Além disso, como já exposto, o procedimento deve ser iniciado e aplicado após o vencimento da fatura subsequente à vencida, bem como se for medida mais benéfica ao consumidor.
Dessa forma, a atitude dos bancos e instituições financeiras que usam da prática do parcelamento automático da dívida do cartão de crédito, para impor um financiamento de dívida em longas parcelas, as quais incidem elevados percentuais de juros, desvirtua por completo a mencionada Resolução, nascida com o objetivo de proteger o consumidor de crédito e combater o seu superendividamento.
Além de corromper a função social e econômica dessa regulação, o irregular parcelamento automático causa desvantagem exagerada ao consumidor, na forma do art. 187 do Código Civil e art. 39, inciso V, do CDC. Também vale destacar que, nos termos dos arts. 54-B; e 54-D, do CDC, é imprescindível a ciência do consumidor acerca de operações de crédito.
Sendo assim, o parcelamento automático do débito de fatura de cartão de crédito não paga integralmente deve ser invalidada quando:
I) Não ocorrer efetivo inadimplemento que ultrapasse a data de vencimento da fatura subsequente à fatura vencida;
II) Não aplicar o parcelamento em condições são mais vantajosas do que as do rotativo;
III) Não houver ciência do consumidor, pois infringe o dever de informação ao consumidor, em respeito aos incisos III, XI,e XII, do art. 6º; arts. 54-B; e 54-D, do CDC;
IV) Gerar débito demasiadamente oneroso ao consumidor, que desvirtue a finalidade da Resolução do BACEN n. 4.549/17, tendo em vista que as condições mais vantajosas não podem dizer respeito apenas a taxa de juros desse parcelamento automático, mas também quanto à totalidade da contratação, considerando ainda as possibilidades subjetivas do consumidor.
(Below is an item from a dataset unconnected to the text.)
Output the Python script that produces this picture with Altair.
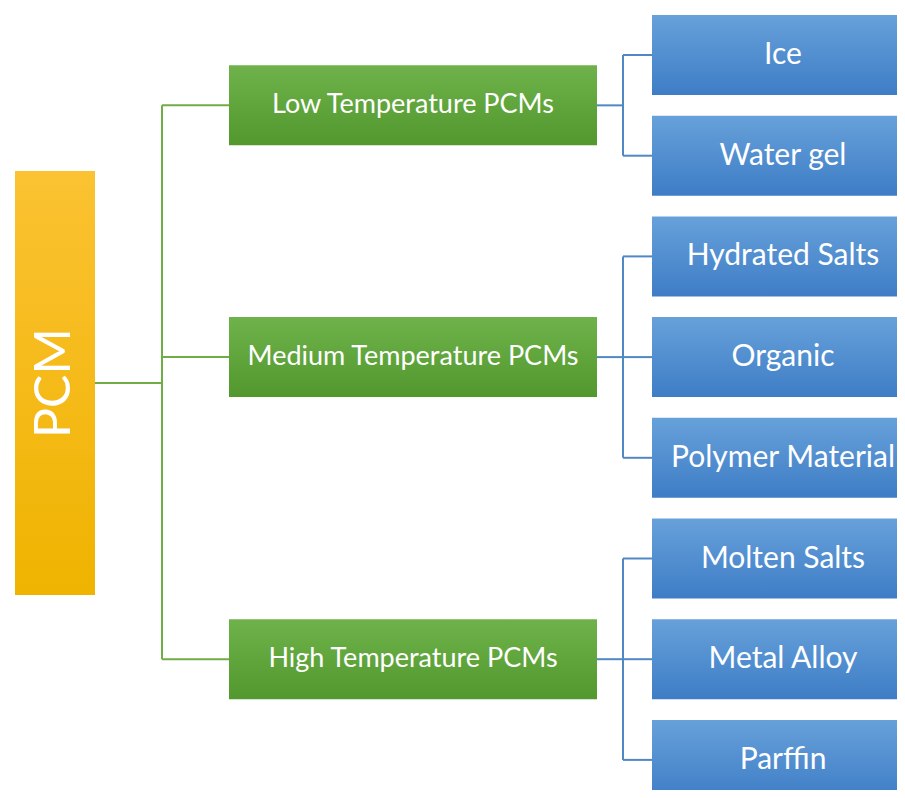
import altair as alt
import pandas as pd

# ---- data (hierarchy) ----
root_label = "PCM"
group_labels = ["Low Temperature PCMs", "Medium Temperature PCMs", "High Temperature PCMs"]
leaf_labels = [
    ["Ice", "Water gel"],
    ["Hydrated Salts", "Organic", "Polymer Material"],
    ["Molten Salts", "Metal Alloy", "Parffin"],
]

# ---- layout (page pixel coordinates) ----
LEAF_FIRST = 55.0
LEAF_PITCH = 100.7
LEAF_H = 80.0
LEAF_X0, LEAF_X1 = 652.0, 915.0
GRP_X0, GRP_X1 = 229.0, 597.0
GRP_H = 80.0
GRP_JOIN_X = 623.0
SPINE_X = 162.0
ROOT_X0, ROOT_X1 = 15.0, 95.0
ROOT_Y0, ROOT_Y1 = 171.0, 595.0

leaf_rows, grp_rows, root_rows, green_lines, blue_lines = [], [], [], [], []
k = 0
for g, (glabel, kids) in enumerate(zip(group_labels, leaf_labels)):
    centers = []
    for lab in kids:
        c = LEAF_FIRST + k * LEAF_PITCH
        centers.append(c)
        leaf_rows.append(dict(label=lab, x0=LEAF_X0, x1=LEAF_X1, y0=c - LEAF_H / 2, y1=c + LEAF_H / 2,
                              tx=783.0, ty=c))
        blue_lines.append(dict(x0=GRP_JOIN_X, x1=LEAF_X0, y0=c, y1=c))
        k += 1
    gc = (centers[0] + centers[-1]) / 2
    grp_rows.append(dict(label=glabel, x0=GRP_X0, x1=GRP_X1, y0=gc - GRP_H / 2, y1=gc + GRP_H / 2,
                         tx=(GRP_X0 + GRP_X1) / 2, ty=gc))
    blue_lines.append(dict(x0=GRP_X1, x1=GRP_JOIN_X, y0=gc, y1=gc))
    blue_lines.append(dict(x0=GRP_JOIN_X, x1=GRP_JOIN_X, y0=centers[0], y1=centers[-1]))
    green_lines.append(dict(x0=SPINE_X, x1=GRP_X0, y0=gc, y1=gc))

gcs = [r["ty"] for r in grp_rows]
green_lines.append(dict(x0=SPINE_X, x1=SPINE_X, y0=gcs[0], y1=gcs[-1]))
rc = (ROOT_Y0 + ROOT_Y1) / 2
green_lines.append(dict(x0=ROOT_X1, x1=SPINE_X, y0=rc, y1=rc))
root_rows.append(dict(label=root_label, x0=ROOT_X0, x1=ROOT_X1, y0=ROOT_Y0, y1=ROOT_Y1,
                      tx=(ROOT_X0 + ROOT_X1) / 2, ty=rc))

leaf_df = pd.DataFrame(leaf_rows)
grp_df = pd.DataFrame(grp_rows)
root_df = pd.DataFrame(root_rows)
gl_df = pd.DataFrame(green_lines)
bl_df = pd.DataFrame(blue_lines)

W, H = 889, 782
xs = alt.Scale(domain=[8, 8 + W], nice=False, zero=False)
ys = alt.Scale(domain=[8, 8 + H], nice=False, zero=False, reverse=True)
X = lambda f: alt.X(f, type="quantitative", scale=xs, axis=None)
Y = lambda f: alt.Y(f, type="quantitative", scale=ys, axis=None)


def grad(top, bottom):
    return alt.LinearGradient(
        gradient="linear",
        stops=[alt.GradientStop(color=top, offset=0), alt.GradientStop(color=bottom, offset=1)],
        x1=0, x2=0, y1=0, y2=1,
    )


FONT = "Lato"

def boxes(df, top, bottom):
    return alt.Chart(df).mark_rect(color=grad(top, bottom)).encode(
        x=X("x0"), x2="x1", y=Y("y0"), y2="y1")

def lines(df, color):
    return alt.Chart(df).mark_rule(color=color, strokeWidth=2).encode(
        x=X("x0"), x2="x1", y=Y("y0"), y2="y1")

def texts(df, size, angle=0):
    return alt.Chart(df).mark_text(color="white", font=FONT, fontSize=size, angle=angle,
                                   align="center", baseline="middle").encode(
        x=X("tx"), y=Y("ty"), text="label")

chart = alt.layer(
    lines(gl_df, "#70AD47"),
    lines(bl_df, "#5088C4"),
    boxes(root_df, "#FBC232", "#EFB300"),
    boxes(grp_df, "#6FB24B", "#52982E"),
    boxes(leaf_df, "#67A1DA", "#3E7DC6"),
    texts(root_df, 50, 270),
    texts(grp_df, 27),
    texts(leaf_df, 30),
).properties(
    width=W, height=H, padding=0, autosize=alt.AutoSizeParams(type="none")
).configure_view(stroke=None)

chart.save("out.html", embed_options={"renderer": "svg", "actions": False})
Em síntese, o parcelamento automático de dívida de cartão de crédito tem amparo legal nos artigos 1º e 2º da Resolução n. 4549/2017 do Banco Central e é permitido, desde que:
I) Ocorra efetivo inadimplemento que ultrapasse a data de vencimento da fatura subsequente da que está em atraso;
II) Se aplicado em condições mais vantajosas do que as do rotativo;
III) Aconteça diante a ciência inequívoca do consumidor; e
IV) Não desvirtue a finalidade da Resolução do BACEN 4.549/17, gerando débito demasiadamente oneroso ao consumidor.
Por fim, é necessário ser mencionado que é cabível a indenização por danos morais ao consumidor, se houver o parcelamento de dívida já adimplida, tendo em vista que essa atitude se configura como cobrança indevida. Além disso, se o consumidor tiver pago a cobrança indevida, fará jus tanto à indenização por danos morais, quanto ao recebimento em dobro de todos os valores pagos indevidamente, nos termos do art. 42, parágrafo único, do Código de Defesa do Consumidor.